Token Maxxing: When Usage Becomes a Vanity Metric
Enterprise AI implementation has drifted into a strange kind of scorekeeping. After Nvidia’s Jensen Huang said a USD 500,000 (approx. RM2,300,000) engineer should consume at least USD 250,000 (approx. RM1,150,000) in tokens a year, usage volume turned into a status symbol. Sundar Pichai later showed that Google processes more than 3.2 quadrillion tokens a month, with 375 cloud customers each running more than a trillion tokens in the past year. Inside Meta, an intranet leaderboard called Claudeonomics ranked more than 85,000 employees by token consumption and crowned top users “Token Legend” and “Session Immortal.” Amazon and Uber have run similar gamified pushes. These stories show how easy it is to confuse heavy consumption with AI production value. High token burn can hide unreliable agents, fragile workflows, and missing guardrails. Without clear business outcomes and cost discipline, organizations end up optimising for the wrong number.

Workers Who Win with AI Think Differently, Not Faster
The workers getting the most out of AI are not the ones squeezing a few minutes off routine tasks; they are rebuilding their approach to work around new capabilities. Software engineer Williams Samuel, for example, shifted from manually reading dense infrastructure papers to loading them into NotebookLM, asking targeted questions, and extracting only what matters for the project. McKinsey estimates that between 75% and 88% of organisations now use AI in at least one business function, but usage hides a divide. Many employees treat AI as a smarter autocomplete. Power users treat it as a research partner, simulation engine, or brainstorming surface. They restructure workflows so that AI handles exploration, summarisation, and first drafts, while humans focus on judgment and integration. Organizations stuck in AI pilot purgatory often train people on features, not mindsets, and then wonder why productivity and creativity gains fail to show up at scale.

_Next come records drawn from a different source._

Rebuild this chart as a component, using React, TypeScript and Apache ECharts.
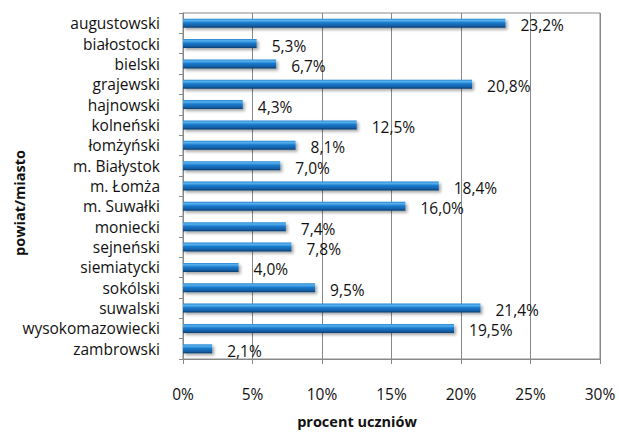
import React, { useEffect, useRef } from "react";
import * as echarts from "echarts";

const categories = [
  "augustowski", "białostocki", "bielski", "grajewski", "hajnowski", "kolneński",
  "łomżyński", "m. Białystok", "m. Łomża", "m. Suwałki", "moniecki", "sejneński",
  "siemiatycki", "sokólski", "suwalski", "wysokomazowiecki", "zambrowski",
];
const values = [23.2, 5.3, 6.7, 20.8, 4.3, 12.5, 8.1, 7.0, 18.4, 16.0, 7.4, 7.8, 4.0, 9.5, 21.4, 19.5, 2.1];
const xTicks = [0, 5, 10, 15, 20, 25, 30];
const xTitle = "procent uczniów";
const yTitle = "powiat/miasto";

const FONT = "Open Sans";

export default function App() {
  const ref = useRef<HTMLDivElement>(null);
  useEffect(() => {
    document.body.style.margin = "0";
    const chart = echarts.init(ref.current!, null, { renderer: "svg" });
    chart.setOption({
      animation: false,
      backgroundColor: "#fff",
      grid: { left: 183, right: 19, top: 13, bottom: 73, show: true, borderColor: "#888", borderWidth: 1 },
      xAxis: {
        type: "value",
        min: xTicks[0],
        max: xTicks[xTicks.length - 1],
        interval: 5,
        axisLine: { show: true, lineStyle: { color: "#888" } },
        axisTick: { show: true, length: 5, lineStyle: { color: "#888" } },
        splitLine: { show: true, lineStyle: { color: "#888", width: 1 } },
        axisLabel: { margin: 27, fontFamily: FONT, fontSize: 15.5, color: "#111", formatter: (v: number) => v + "%" },
      },
      yAxis: {
        type: "category",
        data: categories,
        inverse: true,
        axisLine: { show: true, lineStyle: { color: "#888" } },
        axisTick: { show: true, length: 4, lineStyle: { color: "#888" } },
        axisLabel: { interval: 0, margin: 23, fontFamily: FONT, fontSize: 15.5, color: "#111" },
      },
      series: [
        {
          type: "bar",
          data: values,
          barWidth: 9,
          itemStyle: {
            color: new echarts.graphic.LinearGradient(0, 0, 0, 1, [
              { offset: 0, color: "#2585d2" },
              { offset: 0.2, color: "#58b2ec" },
              { offset: 0.45, color: "#1b7bce" },
              { offset: 0.8, color: "#135ea5" },
              { offset: 1, color: "#0a3c6c" },
            ]),
            shadowColor: "rgba(0,0,0,0.35)",
            shadowBlur: 3,
            shadowOffsetX: 2,
            shadowOffsetY: 2,
          },
          label: {
            show: true,
            position: "right",
            distance: 15,
            offset: [0, 2],
            fontFamily: FONT,
            fontSize: 15.5,
            color: "#111",
            formatter: (p: any) => p.value.toFixed(1).replace(".", ",") + "%",
          },
        },
      ],
      graphic: [
        {
          type: "text",
          x: 357,
          y: 421,
          style: { text: xTitle, font: `bold 14.5px "${FONT}"`, fill: "#111", align: "center", verticalAlign: "middle" },
        },
        {
          type: "text",
          x: 19,
          y: 203,
          rotation: Math.PI / 2,
          style: { text: yTitle, font: `bold 14.5px "${FONT}"`, fill: "#111", align: "center", verticalAlign: "middle" },
        },
      ],
    });
    return () => chart.dispose();
  }, []);
  return <div ref={ref} style={{ width: 619, height: 432, position: "absolute", left: 0, top: 0 }} />;
}
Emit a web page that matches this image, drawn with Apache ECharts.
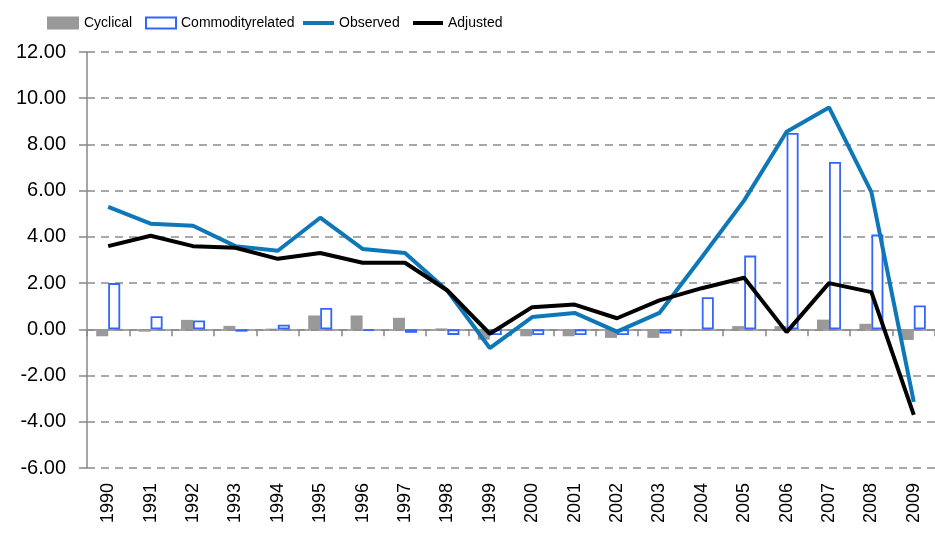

AI-Native Development: Where Production Value Is Already Visible
Nowhere is the shift from pilots to production clearer than in AI-native development. Here, AI is embedded throughout the software lifecycle: code generation and refactoring, automated debugging, AI-assisted QA, infrastructure recommendations, product prototyping, documentation, and workflow orchestration. Development cycles that once took six to twelve months are being compressed into weeks, while small teams tackle product scopes that previously needed entire engineering departments. The primary advantage is not cost cutting but velocity. Faster MVPs, shorter deployment cycles, and rapid experimentation change the economics of software. Human engineers are still essential for architecture and strategy, but AI strips out friction. Companies that restructured engineering teams around AI-native development are already shipping features while competitors are still debating workflows. This is what moving beyond AI pilots looks like: AI embedded into core production processes with clear deliverables, not isolated proofs of concept held together by slide decks.

Escaping Pilot Purgatory: From Experiments to Operating Model
To convert experiments into lasting AI production value, organizations must move from “one more pilot” to an explicit AI operating model. That starts with an AI transformation strategy that distinguishes where deterministic software should stay in charge and where probabilistic AI can improve complex decisions. Customer service triage, large‑scale document review, or exploratory analysis are better candidates than already well‑automated form filling. Leaders then need product‑grade ownership: who is responsible for reliability, cost, and outcomes once an AI system hits production? Without that, pilots linger because no team wants to inherit brittle behavior. Finally, invest in new skills and metrics. Train people to design workflows around AI, not work around its limitations. Measure time to experiment and ship, not tokens burned. The organizations that win will treat AI as an operating change, not as another tool pinned to a dashboard.